My Humminbird fish finder gave up the ghost and I ordered a new one. The dead one is hooked up to my 24V trolling batteries but before it stopped working, I had one of the two trolling motor batteries( that are hooked up together as a 24v operation) short out and it caused the fish finder screen to blue out or completely fade out when I ran the trolling motor. At the time I didn't know that one of the batteries shorted out other than the trolling motor was weak. I knew something was going on since I had fully charged the batteries the night before so I pulled out of the water and had the batteries tested and sure enough one was shorted out. I think the shorted out battery had a negative or damaging effect on the fish finder unit but not sure?

My question....
I was thinking about hooking up the new unit to the cranking battery as I wouldn't think a fish finder would pull enough amps to drain the crank battery during a full day of fishing but I thought I should seek a second opinion to see if this is a good move or not?

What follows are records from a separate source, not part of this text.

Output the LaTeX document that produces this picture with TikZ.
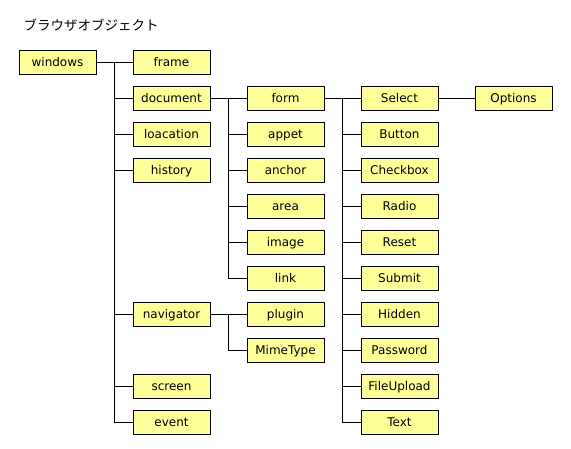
\documentclass[tikz,border=0pt]{standalone}
\usepackage{fontspec}
\setmainfont{DejaVu Sans}
\newfontfamily\jpfont{Noto Sans CJK JP}
\usetikzlibrary{positioning}
\definecolor{objyellow}{RGB}{255,255,153}
\tikzstyle{obj} = [rectangle, minimum width=77pt, minimum height=24pt, inner sep=0pt, outer sep=0pt, text height=9.8pt, text depth=2.4pt, text centered, draw=black, fill=objyellow, font=\fontsize{12}{14}\selectfont]
\tikzstyle{link} = [line width=0.8pt]

\begin{document}
\begin{tikzpicture}[node distance=12pt and 37pt]
\useasboundingbox (0,0) rectangle (571pt,-449pt);
\node (title) [anchor=west, font=\jpfont\fontsize{13.5}{15}\selectfont] at (20pt,-25pt) {ブラウザオブジェクト};
\node (windows) [obj] at (57.5pt,-62.5pt) {windows};
\node (frame) [obj, right=of windows] {frame};
\node (document) [obj, below=of frame] {document};
\node (loacation) [obj, below=of document] {loacation};
\node (history) [obj, below=of loacation] {history};
\node (navigator) [obj, below=120pt of history] {navigator};
\node (screen) [obj, below=48pt of navigator] {screen};
\node (event) [obj, below=of screen] {event};

\node (form) [obj, right=of document] {form};
\node (appet) [obj, below=of form] {appet};
\node (anchor) [obj, below=of appet] {anchor};
\node (area) [obj, below=of anchor] {area};
\node (image) [obj, below=of area] {image};
\node (linknode) [obj, below=of image] {link};
\node (plugin) [obj, right=of navigator] {plugin};
\node (MimeType) [obj, below=of plugin] {MimeType};

\node (Select) [obj, right=of form] {Select};
\node (Button) [obj, below=of Select] {Button};
\node (Checkbox) [obj, below=of Button] {Checkbox};
\node (Radio) [obj, below=of Checkbox] {Radio};
\node (Reset) [obj, below=of Radio] {Reset};
\node (Submit) [obj, below=of Reset] {Submit};
\node (Hidden) [obj, below=of Submit] {Hidden};
\node (Password) [obj, below=of Hidden] {Password};
\node (FileUpload) [obj, below=of Password] {FileUpload};
\node (Text) [obj, below=of FileUpload] {Text};
\node (Options) [obj, right=of Select] {Options};

\draw [link] (windows) -- (frame);
\foreach \c in {document,loacation,history,navigator,screen,event}
  \draw [link] ([xshift=-18.5pt]frame.west) |- (\c);
\draw [link] (document) -- (form);
\foreach \c in {appet,anchor,area,image,linknode}
  \draw [link] ([xshift=-18.5pt]form.west) |- (\c);
\draw [link] (navigator) -- (plugin);
\draw [link] ([xshift=-18.5pt]plugin.west) |- (MimeType);
\draw [link] (form) -- (Select);
\foreach \c in {Button,Checkbox,Radio,Reset,Submit,Hidden,Password,FileUpload,Text}
  \draw [link] ([xshift=-18.5pt]Select.west) |- (\c);
\draw [link] (Select) -- (Options);
\end{tikzpicture}
\end{document}
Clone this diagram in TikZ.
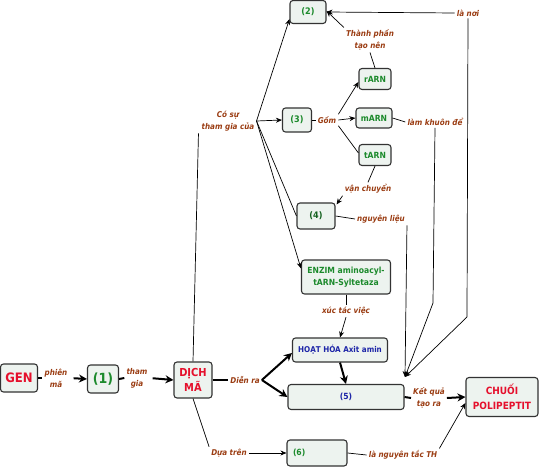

Let me know what you think if you have some experience with this situation..

Thanks in advance

Basshopper
 
yes i have never heard of a fishfinder being hooked to the trolling motor battery.. it needs to be hooked to the cranking battery. i would also suggest some kind of circuit breaker..
 
That is correct. Every boat I have worked on the wiring, the switched for everything is on the cranking battery. Most depth finders can run for days on a cranking battery and not discharge it. You engine also has a charging system to keep the battery charged.
 
On my Tracker the depth finders run off the cranking battery. Only thing on the trolling motor battery is the trolling motor.